Archive for October, 2010



Pompeii!  A city frozen in time.  We were staying just across the road at Camping Pompeii. Although the site is convenient it is not very quiet due to all the tourist hubbub.  If you are not keen on staying in the city, the campsite does provide parking for the day too.  Entry to the archeological site is €11. Audio guides are available from the main entrance but these are not necessary if you get a map and brief guide in English.  We spent two and a half hours there but felt a bit rushed as we left it late in the day (hoping the crowds had thinned) to visit. I’d recommend at least 3 or 4 hours for a decent visit.  Make sure you take water and sunscreen if it is hot.  There are some lovely shady spots great for picnics if you have time.  Dogs are permitted at no charge.

We have by now seen quite a few Roman sights, and at first I wasn’t that impressed by Pompeii but after half an hour I realised just how huge and interesting it is.  The scale is unmatched by any other excavation.
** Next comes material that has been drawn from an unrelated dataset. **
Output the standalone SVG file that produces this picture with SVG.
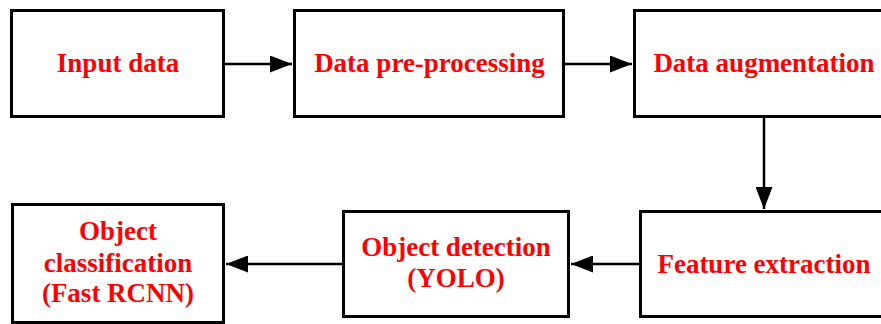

It is a good walk to see all the sights and you will need sturdy walking shoes as many of the roads are uneven.  There are deep grooves in the roads from the wheels of the carts which used to trundle across this city.  The amphitheatre is huge – it used to hold an impressive 20,000 people and was used for gladiatorial matches.  They used one gate for releasing them into the arena and the other to take the injured out.  There are signs on the floor of metal rungs, perhaps to loop lions or other beasts onto.

A haunting sight was the mummified remains of the victims trapped by the pyroclastic wave of ash.  Most of the forms are huddled up in a foetus position.  Some of their faces show expressions of fear and pain.  The garden of fugitives has a few all huddled together and includes children and babies.  What they experienced must have been absolutely horrifying.

You can learn a lot about how the people lived in those times as so much of the town was well preserved by the volcanic ash. There are eating houses, with their ceramic food receptacles built into the marble table tops.  The Romans used to eat lunch away from home and these ‘restaurants’ had a couple of different rooms to eat from.  One had chaise longues and they used to eat their lunch lying down in the style of the Greeks.  There is also a house which was built for use as a brothel, unusual in those days.  The baths with their marble basins and piped water are dark but opulent.  The forum is huge, a massive space which accommodated thousands of people.  There are also numerous temples dedicated to the various Roman gods which are frequented by the numerous stray dogs that live in the ruins.

Italy: lots to love, lots to hate


The van is both our home and our transport.  At times I think it is a blessing and at other times a hinderance.  We found ourselves in Cava De Tireni, a town on route to the Amalfi coast.  Roadworks were prolific, and eventually we found ourselves navigating down a very narrow street, abruptly and rather suddenly a 2.5 ton limit sign appeared.  My only option was to turn down one of the little side roads (even narrower than the one we were currently on) and pray!  My prayers went unanswered and in moments I found myself at a junction filled with scaffolding, leaving a very tight squeeze for our wide van.  I thought I had got through ok, but an impatient Italian on my tail was adding to the pressure, and just as I breathed out for the first time in what seemed like an eternity I heard the noise everyone dreads – a nasty long scratching sound followed by a sharp crack.  There was no time to stop and check out the damage though with people tooting behind us.  It turned out to be our vent for the gas which juts out very slightly and caught on some railings. We are left with a damaged vent, scrape along the side (luckily mostly superficial) and a rather less confident driver.

The day did not improve much. After vetoing Cava De Tireni as a stop we opted to make our way into the  mountains which back onto the Amalfi coast.  Motorhomes are only allowed to drive along the Amalfi coast from midnight to 6 am.  This means your only option is to visit from either Salerno or Sorrento during day by bus, scooter or boat.  Salerno is an ugly monstrosity and we definitely did not want to stop there.  The mountains looked like a good stopover on the way to Sorrento.  After a 45 minute drive around some very tight hair pin bends all we got to see was the view back towards Naples and Mt Vesuvius. The agriturismo camper stop was shut for the whole of October.

Another regroup and we thought we would just go to the coast. We ended up in Piano de Sorrento where most of the campsites are shut now as it is no longer summer.  This would not have been a problem except that a railway line traverses the town and though there are a couple of high bridges, most are not suitable for vehicles like ours.   In typical Italian style the road markings were shocking. You never know if a low bridge is coming up until you are right upon it, with no room to turn back the other way. At one point a sign saying “trucks this way” sent us the wrong way down a one way street! After an hour of similar battles in the crazy Italian traffic we decided to cut our losses and head towards Pompei.